Image-to-image search is the process of calculating the distance between feature vectors, which involves calculating the distance between a given feature vector and a set of existing feature vectors and then selecting the top N results based on the smallest distances.
The existing feature vectors are derived from the image data of NFTs and stored in the vector database.
The image used for searching also needs to be converted into a vector for distance calculation with the data in the vector database.
Searching for an image in Web3Eye generally goes through four stages.
The process of searching for an image in Web3Eye typically involves four stages:
-
The user sends a request with a file (image file) to NFT-Meta.
-
NFT-Meta forwards the request to Transform to convert the file into a vector.
-
NFT-Meta uses the vector to search for similar vectors in Milvus and returns the vector ID.
-
NFT-Meta retrieves the Token information corresponding to the ID from MySql and returns it to the user.
The main fields of a Token are as follows:
{ "Contract" "TokenID" "TokenType" "URI" "ImageURL" "VectorID" }
Among these fields, Contract, TokenID, and URI can be obtained directly from the wallet node. TokenType and ImageURL can be derived from URI analysis. VectorID, on the other hand, needs to be inserted into a Token record in NFT-Meta after all other information has been obtained. The vector conversion task is then added to a queue and waits for Transform to process it. Once the conversion is completed, the result is placed in a queue and waits for NFT-Meta to update the VectorID field.

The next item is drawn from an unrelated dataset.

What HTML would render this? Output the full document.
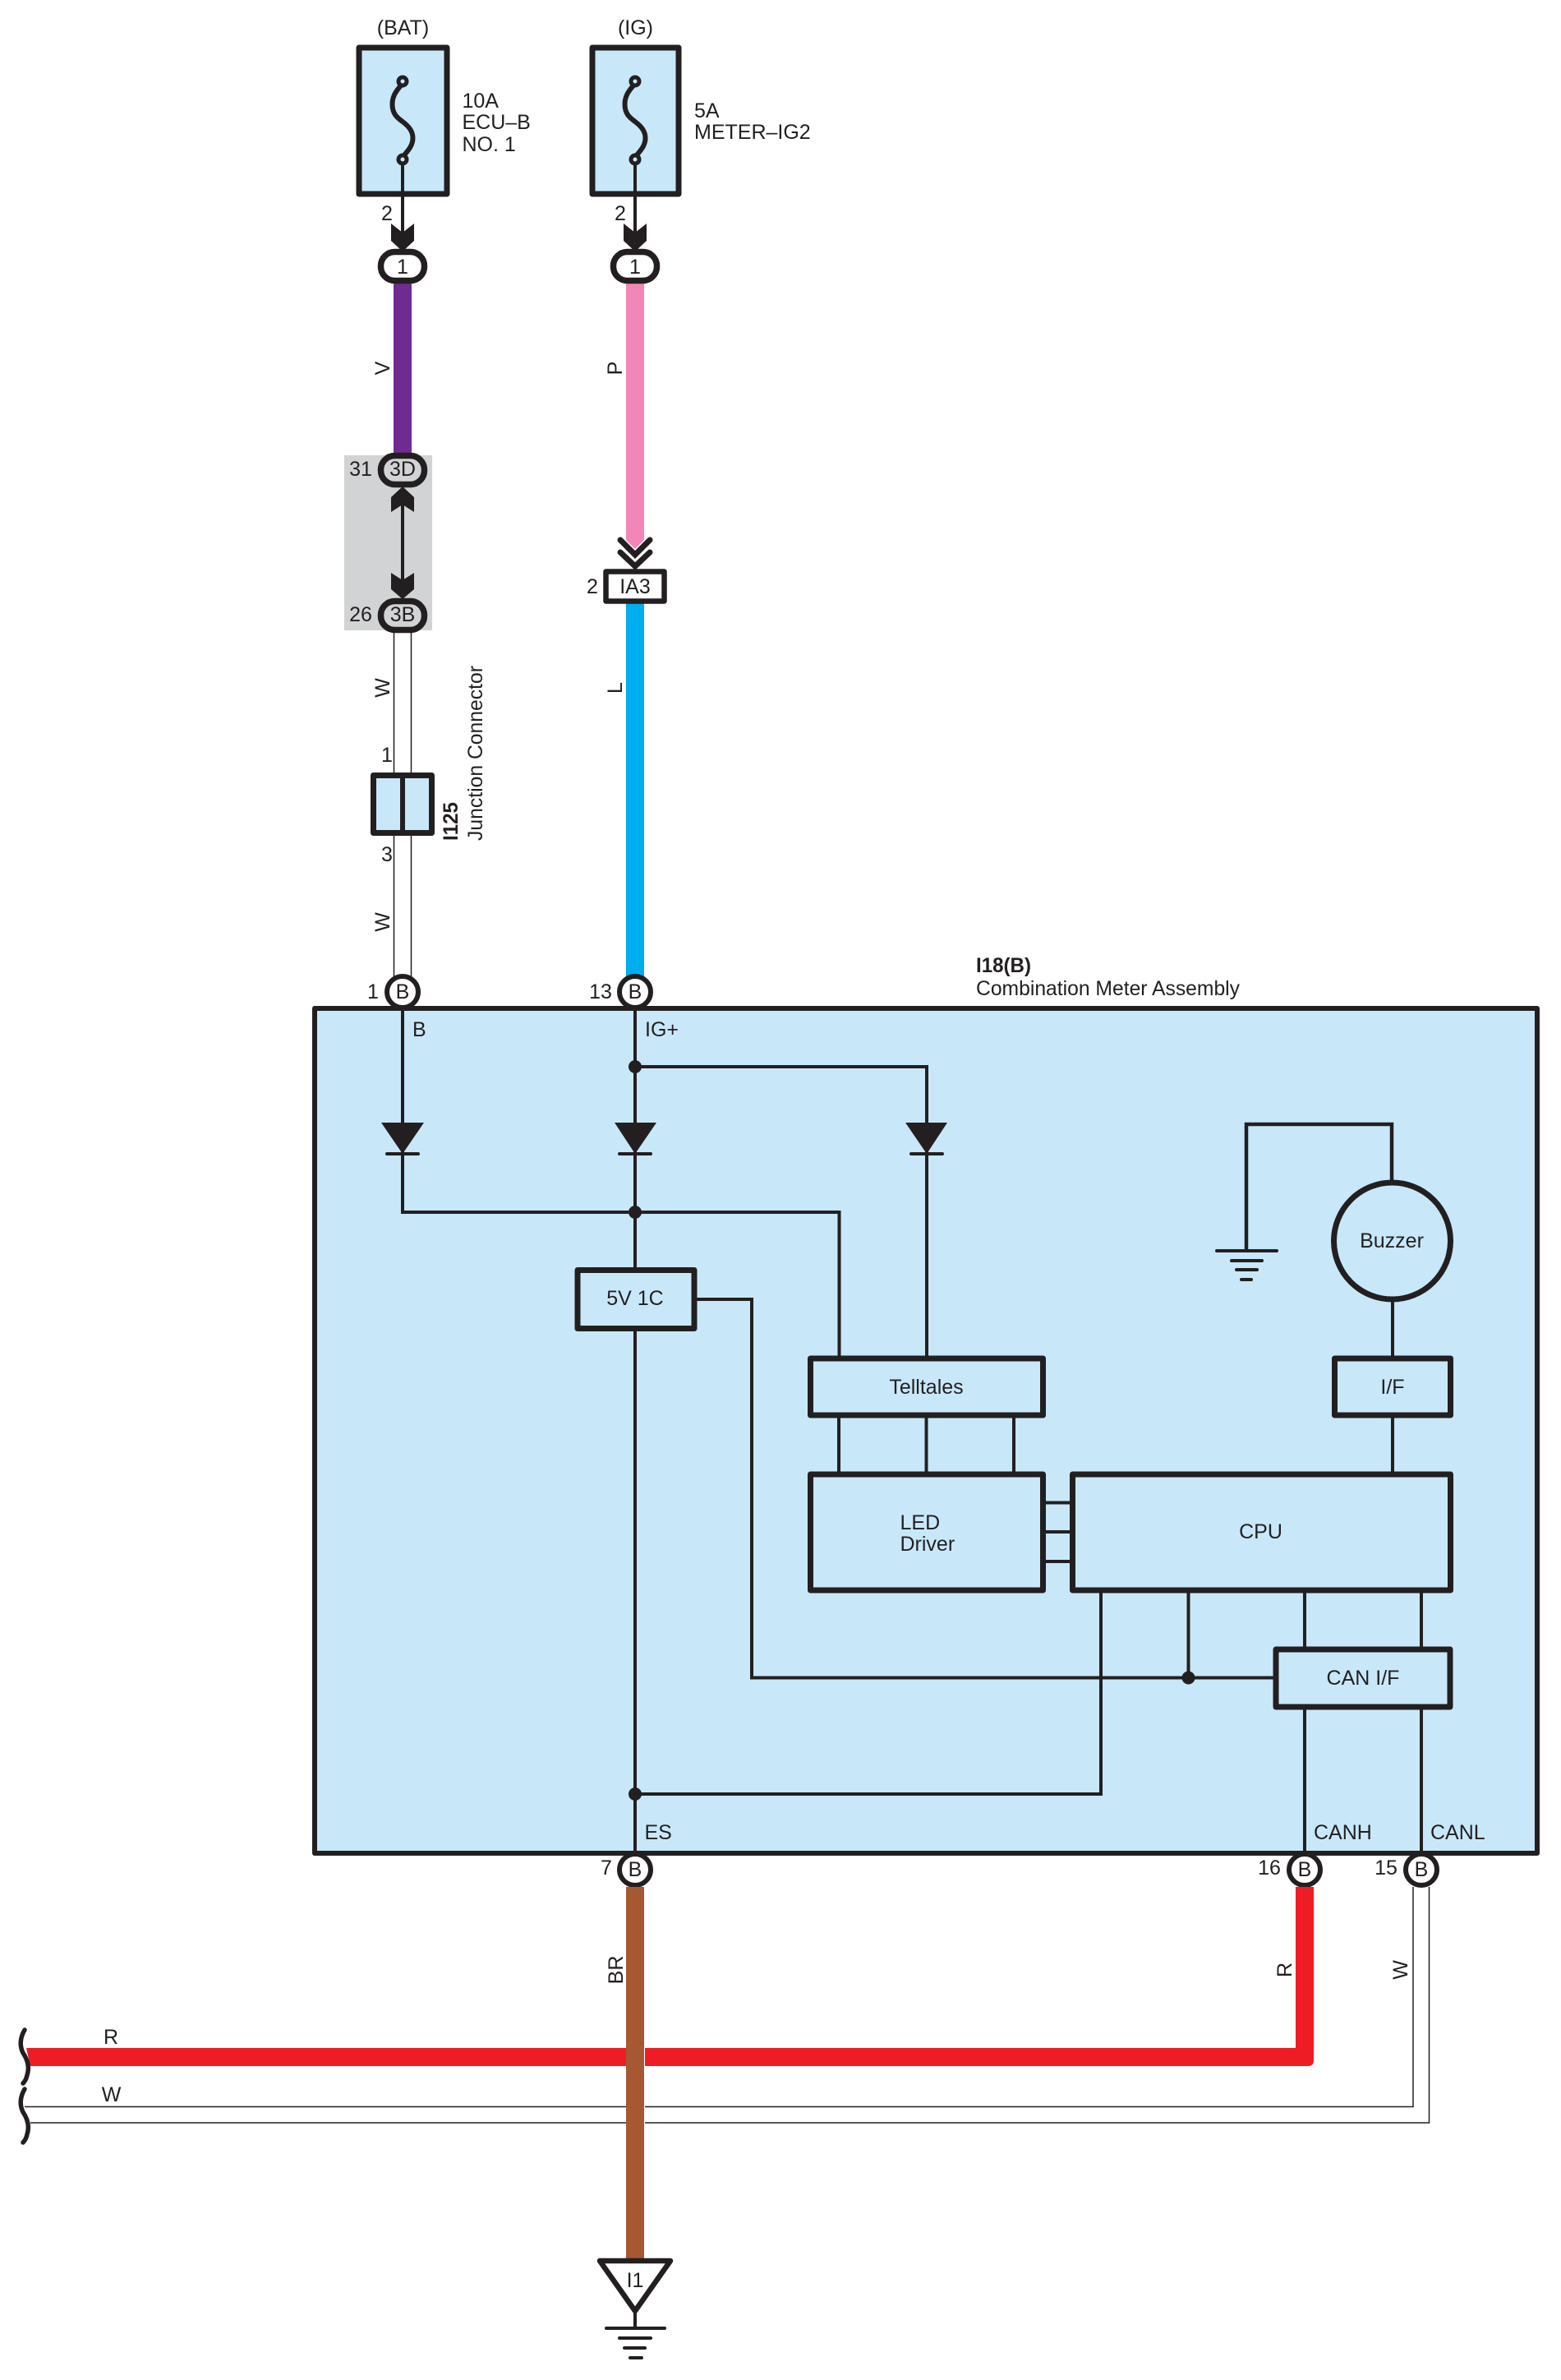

There are currently two places where Kafka is used. The first is to send vector conversion tasks to Transform, and the second is to send block heights that need to be parsed to Block-ETL.
The figure below shows the process of handling a large number of vector conversion tasks with low time requirements using asynchronous processing, as network bandwidth and computing resources are consumed during vector conversion.
However, when searching, the HTTP vector conversion method provided by Transform is directly requested to improve response speed.
Block-ETL is mainly responsible for analyzing data from each block height and placing it in NFT-Meta.
There are two processes for the tasks that Block-ETL obtains (block heights to be synchronized):
The administrator requests NFT-Meta to establish a synchronization task, which includes the start block, end block, and current block.
Block-ETL periodically checks (requests from NFT-Meta) whether there are topics that need to be synchronized, listens, and consumes if there are.
The first process is simple, just adding a task record to the database. The second process requires Block-ETL to actively query for tasks to be synchronized, and to trigger NFT-Meta to send data to Kafka. Although NFT-Meta sends the data, the initiative of consumption is given to Block-ETL, while making NFT-Meta more stateless.